Derick E. Hingle-USA TODAY Sport
The Spurs have thrived offensively when the Heat have had to scramble after the ball as it whips around the perimeter. But the chain reaction that has led to open shots and available cutting avenues doesn't get started unless Parker, the agent of chaos, forces the Heat out of position by penetrating.
Whether he gets a high screen or simply beats his defender off the dribble, Parker's ability to get into the lane and draw help is invariably the first step in San Antonio's offensive success in the half court.

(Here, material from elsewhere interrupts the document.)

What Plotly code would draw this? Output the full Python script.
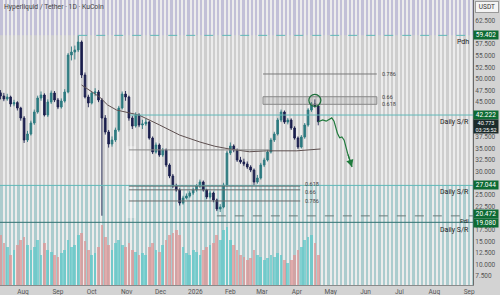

When he attacks the teeth of Miami's defense, help defenders have no choice but to sag toward him. If they don't, Parker's trademark floater is a sure bet from anywhere inside 10 feet. But when he draws that help, he starts a chain of events that almost always leads to a terrific shot for his team.
Sometimes, the results are direct, as Parker so often finds open shooters in the corners after defenders have dug down to cut off his drives. In other instances, he kicks the ball out to a teammate, who swiftly moves the rock along to the next open man as the Heat try frantically to recover in time.
Three or four passes later, the Spurs are usually getting an open, high-percentage shot.
Just look at the way the Spurs' performance dipped in the second half of Game 4 when the point guard's bothersome hamstring prevented him from making his typical forays into the lane. Parker didn't score, and the Spurs offense looked pedestrian. Miami ran away with the game.
For San Antonio to function at a high offensive level, Parker has to be healthy and aggressive. If he can't be both of those things, the Spurs are in serious trouble.